The London band’s fourth album is a testament to women’s courage told through a prism that shifts from Gothic melancholy to feverish post-punk. Opener “Formaldehyde” startles with a languid tone as Bevan’s voice turns angelic over a somber key progression. “When you are gone, who will remember you?” she asks the song’s protagonist. A lingering pain is heard in her delivery, as though she has been left to suffer alone.
From the places she’s lived to the people in her life, misery surrounds the heroine. On the bleak yet roaring dissonance of “Fault” that echoes of a young, hungry U2, Bevan recounts a grimy flat she once occupied. Her residence and her neighborhood were filled with despair she inhaled every day:
“And those teenage hangups are hard to beat
When your closet is piled up with defeat, defeat, defeat, defeat!
It’s no one’s fault
Then it’s everyone’s fault”
The gripping “Personality Girlfriend” sees the band adopts a widescreen approach that echoes Pat Benatar in her prime. It is stark yet enthralling, with heavy rhythms that contrast the searing guitar. All the while Bevan’s approach shifts from alluring to urgent. While the song might come as a plea to be loved, particularly when she repeats, “Please will you love me”, it is much more than that.

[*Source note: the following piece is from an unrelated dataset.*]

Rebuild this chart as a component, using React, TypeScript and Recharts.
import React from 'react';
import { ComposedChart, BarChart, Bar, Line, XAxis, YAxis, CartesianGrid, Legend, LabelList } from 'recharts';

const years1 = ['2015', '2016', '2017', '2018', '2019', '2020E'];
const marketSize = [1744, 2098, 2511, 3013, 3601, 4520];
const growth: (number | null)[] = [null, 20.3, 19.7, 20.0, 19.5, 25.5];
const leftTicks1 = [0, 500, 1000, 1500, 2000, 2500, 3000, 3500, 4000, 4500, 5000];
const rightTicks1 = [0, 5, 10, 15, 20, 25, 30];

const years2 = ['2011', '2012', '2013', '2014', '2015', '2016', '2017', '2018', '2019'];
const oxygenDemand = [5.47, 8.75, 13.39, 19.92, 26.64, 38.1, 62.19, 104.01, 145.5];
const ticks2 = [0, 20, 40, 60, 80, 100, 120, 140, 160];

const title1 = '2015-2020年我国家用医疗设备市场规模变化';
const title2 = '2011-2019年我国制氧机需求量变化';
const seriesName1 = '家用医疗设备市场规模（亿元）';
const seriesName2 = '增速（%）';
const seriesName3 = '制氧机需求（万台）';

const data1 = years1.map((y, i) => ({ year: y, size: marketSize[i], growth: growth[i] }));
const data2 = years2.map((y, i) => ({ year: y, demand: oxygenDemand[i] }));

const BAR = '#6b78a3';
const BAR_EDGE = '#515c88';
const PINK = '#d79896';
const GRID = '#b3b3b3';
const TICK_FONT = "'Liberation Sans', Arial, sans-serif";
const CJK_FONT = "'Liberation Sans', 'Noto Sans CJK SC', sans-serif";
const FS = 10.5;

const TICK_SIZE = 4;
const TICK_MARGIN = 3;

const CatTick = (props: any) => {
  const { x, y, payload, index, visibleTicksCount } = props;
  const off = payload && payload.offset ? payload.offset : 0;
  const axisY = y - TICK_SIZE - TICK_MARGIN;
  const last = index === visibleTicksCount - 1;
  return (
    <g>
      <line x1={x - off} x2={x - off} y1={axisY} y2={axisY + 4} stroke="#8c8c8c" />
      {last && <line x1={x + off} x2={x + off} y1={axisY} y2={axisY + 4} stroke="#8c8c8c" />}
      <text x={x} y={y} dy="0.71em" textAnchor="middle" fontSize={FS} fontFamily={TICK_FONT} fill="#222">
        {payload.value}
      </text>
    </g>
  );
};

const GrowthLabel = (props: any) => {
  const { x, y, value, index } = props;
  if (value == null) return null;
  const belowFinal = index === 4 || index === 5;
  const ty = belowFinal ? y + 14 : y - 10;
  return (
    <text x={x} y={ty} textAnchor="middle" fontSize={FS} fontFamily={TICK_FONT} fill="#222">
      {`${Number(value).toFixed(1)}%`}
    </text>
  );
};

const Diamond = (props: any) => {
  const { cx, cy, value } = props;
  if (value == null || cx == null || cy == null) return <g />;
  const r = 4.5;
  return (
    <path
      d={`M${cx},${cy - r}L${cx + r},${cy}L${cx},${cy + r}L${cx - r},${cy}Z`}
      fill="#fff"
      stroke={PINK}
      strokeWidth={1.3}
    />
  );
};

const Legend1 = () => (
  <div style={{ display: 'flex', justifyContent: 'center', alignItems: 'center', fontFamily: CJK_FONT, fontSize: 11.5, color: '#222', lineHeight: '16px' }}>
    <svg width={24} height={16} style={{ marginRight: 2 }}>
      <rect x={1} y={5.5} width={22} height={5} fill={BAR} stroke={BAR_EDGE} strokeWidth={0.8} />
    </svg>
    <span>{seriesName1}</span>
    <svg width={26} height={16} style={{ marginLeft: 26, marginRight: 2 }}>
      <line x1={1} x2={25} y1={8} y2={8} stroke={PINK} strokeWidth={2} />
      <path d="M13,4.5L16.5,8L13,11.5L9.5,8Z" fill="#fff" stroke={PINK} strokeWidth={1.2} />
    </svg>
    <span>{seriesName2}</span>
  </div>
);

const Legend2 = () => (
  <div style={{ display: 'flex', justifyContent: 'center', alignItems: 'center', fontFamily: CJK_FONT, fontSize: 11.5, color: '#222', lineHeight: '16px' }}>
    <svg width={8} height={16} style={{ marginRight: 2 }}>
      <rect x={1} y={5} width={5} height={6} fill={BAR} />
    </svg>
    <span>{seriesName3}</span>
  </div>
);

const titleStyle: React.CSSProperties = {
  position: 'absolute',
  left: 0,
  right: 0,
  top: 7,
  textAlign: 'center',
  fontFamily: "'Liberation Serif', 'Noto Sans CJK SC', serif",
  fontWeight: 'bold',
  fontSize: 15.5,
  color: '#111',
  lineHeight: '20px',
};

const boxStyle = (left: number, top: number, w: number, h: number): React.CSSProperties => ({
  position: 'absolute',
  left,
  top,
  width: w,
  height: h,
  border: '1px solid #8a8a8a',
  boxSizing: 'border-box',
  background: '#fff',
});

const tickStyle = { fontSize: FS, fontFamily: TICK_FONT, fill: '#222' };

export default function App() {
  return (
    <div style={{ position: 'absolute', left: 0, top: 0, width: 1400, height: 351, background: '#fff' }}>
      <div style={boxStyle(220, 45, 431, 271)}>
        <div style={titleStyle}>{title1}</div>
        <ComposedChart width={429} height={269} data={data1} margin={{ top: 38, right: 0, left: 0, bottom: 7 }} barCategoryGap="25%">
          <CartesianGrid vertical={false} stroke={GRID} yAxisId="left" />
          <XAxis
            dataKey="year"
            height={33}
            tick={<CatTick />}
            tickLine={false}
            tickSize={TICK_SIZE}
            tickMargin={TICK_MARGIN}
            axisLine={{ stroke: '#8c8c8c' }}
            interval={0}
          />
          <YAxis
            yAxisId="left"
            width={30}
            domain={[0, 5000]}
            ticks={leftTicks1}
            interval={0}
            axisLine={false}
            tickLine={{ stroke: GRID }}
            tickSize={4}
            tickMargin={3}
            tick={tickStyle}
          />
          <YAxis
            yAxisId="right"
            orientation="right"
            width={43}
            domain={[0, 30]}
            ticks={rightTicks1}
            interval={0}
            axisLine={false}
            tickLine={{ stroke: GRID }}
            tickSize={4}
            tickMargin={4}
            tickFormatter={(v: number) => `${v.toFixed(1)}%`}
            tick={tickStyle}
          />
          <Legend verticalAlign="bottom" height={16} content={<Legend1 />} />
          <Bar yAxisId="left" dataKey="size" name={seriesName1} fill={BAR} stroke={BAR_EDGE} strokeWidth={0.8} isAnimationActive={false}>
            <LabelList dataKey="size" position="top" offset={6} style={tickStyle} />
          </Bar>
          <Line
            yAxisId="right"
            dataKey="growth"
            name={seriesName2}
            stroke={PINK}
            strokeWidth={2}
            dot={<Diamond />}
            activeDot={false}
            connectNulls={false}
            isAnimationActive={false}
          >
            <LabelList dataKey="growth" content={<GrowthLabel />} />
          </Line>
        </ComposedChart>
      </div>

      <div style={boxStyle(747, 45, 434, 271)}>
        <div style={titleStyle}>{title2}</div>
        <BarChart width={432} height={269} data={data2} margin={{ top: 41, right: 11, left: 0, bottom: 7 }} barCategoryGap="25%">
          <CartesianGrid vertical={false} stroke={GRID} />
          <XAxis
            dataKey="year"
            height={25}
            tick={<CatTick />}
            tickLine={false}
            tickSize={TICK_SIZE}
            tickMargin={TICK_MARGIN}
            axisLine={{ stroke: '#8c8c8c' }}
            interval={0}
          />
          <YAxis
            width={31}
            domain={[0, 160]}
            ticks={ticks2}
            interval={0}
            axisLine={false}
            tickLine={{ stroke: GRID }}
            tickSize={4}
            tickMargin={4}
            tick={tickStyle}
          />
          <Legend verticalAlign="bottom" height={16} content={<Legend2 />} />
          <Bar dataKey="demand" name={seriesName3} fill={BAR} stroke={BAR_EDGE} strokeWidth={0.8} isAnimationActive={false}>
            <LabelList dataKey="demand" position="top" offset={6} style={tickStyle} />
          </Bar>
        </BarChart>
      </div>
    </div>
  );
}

When her voice goes deadpan, she delivers a biting critique of society and its treatment of women. This world has condemned our hero to a life of solitude.

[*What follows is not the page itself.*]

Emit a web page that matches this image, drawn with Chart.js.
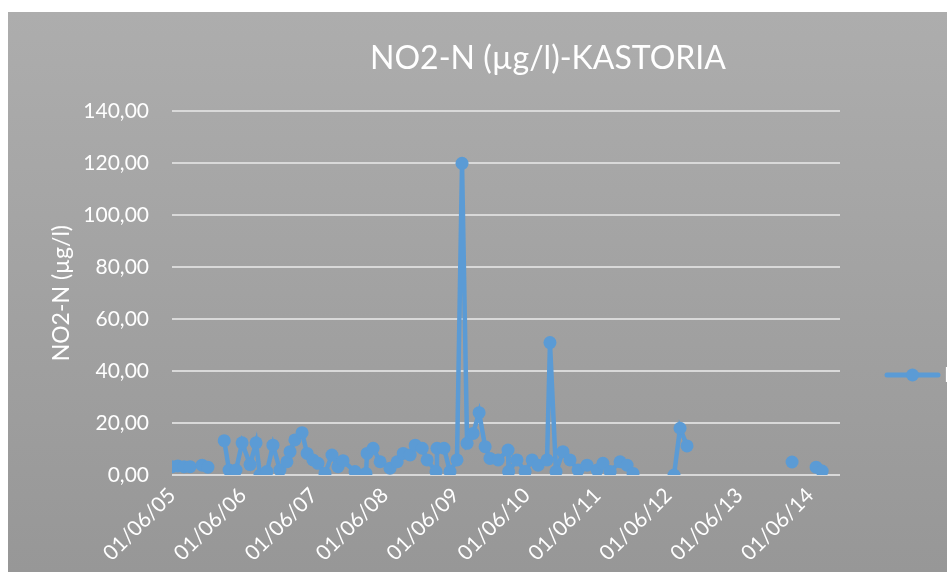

Even among her close relations, anguish exists. “Fine in the Family” is driven by Hardy’s electrifying guitar and features dynamic ranges from shoegaze to explosive power rock. Those changes capture the disappointment of not living up to parents’ expectations. Or is it the anthem for the black sheep of the family? On the Goth-pop track “The Victim”, Bevan sings of a person who always acted as the casualty. Guided by Drowner’s taut bass she asks, “Another casting call, who will you let inside?” Meanwhile, the stunner “What You’re Scared Of?” is an ode to innocence forever lost. It is the final sunset delivered in crushing fashion as its tones evolve from tranquil to thunderous.
All the songs on Maximum Sorrow! orbit around its centerpiece, “Everything You Wanted”. This epic masterpiece is Desperate Journalist elevating their art to perfection. It is a mesh of The Cure’s Gothic brilliance, Blondie’s exhilarating disco-punk, and Wolf Alice’s anthemic hooks cloaked in a shroud of inescapable darkness. Every word Bevan utters is consuming, as she sings about our collective search for meaning and purpose. At the heart of her tale, though, is artist and performer Kevin Bewersdorf, who went from promoting his Maximum Sorrow brand to erasing his online presence. But he is not alone in realizing “you’ll never be everything you wanted” while trying to fill “the emptiness you were born”.
This endless search for meaning is juxtaposed within and between “Armageddon” and “Utopia”. Helbert’s percussion creates the startling urgency in the track’s opening moment. “Armageddon” then opens up as Hardy’s guitar intermingles with a glimmering synth. An unexpected optimism rings through the track, including in Bevan’s voice as she sings, “Armageddon is coming / So near”. She is counting down the days as the heroine anticipates the start of her second life. Or perhaps she is welcoming the end of days as depicted in the song’s closing moments?
“Utopia” possesses a stark, hymnal quality that is part rebirth and last rites. “Drunk as usual / Did you find something beautiful? / Is this utopia?”, Bevan sings within the synth-driven atmosphere. The suffering has ended, but a new journey has begun. Whether that is here or in another life remains a mystery, but our heroine’s spirit lives on.
It lives on within Jo Bevan (vocals), Rob Hardy (guitar), Simon Drowner (bass) and Caroline Helbert (drums). Like the women to whom it pays tribute, Maximum Sorrow! is a testament to the band’s strength and endless search for relevancy. Desperate Journalist have crafted yet another remarkable album that captivates from start to finish.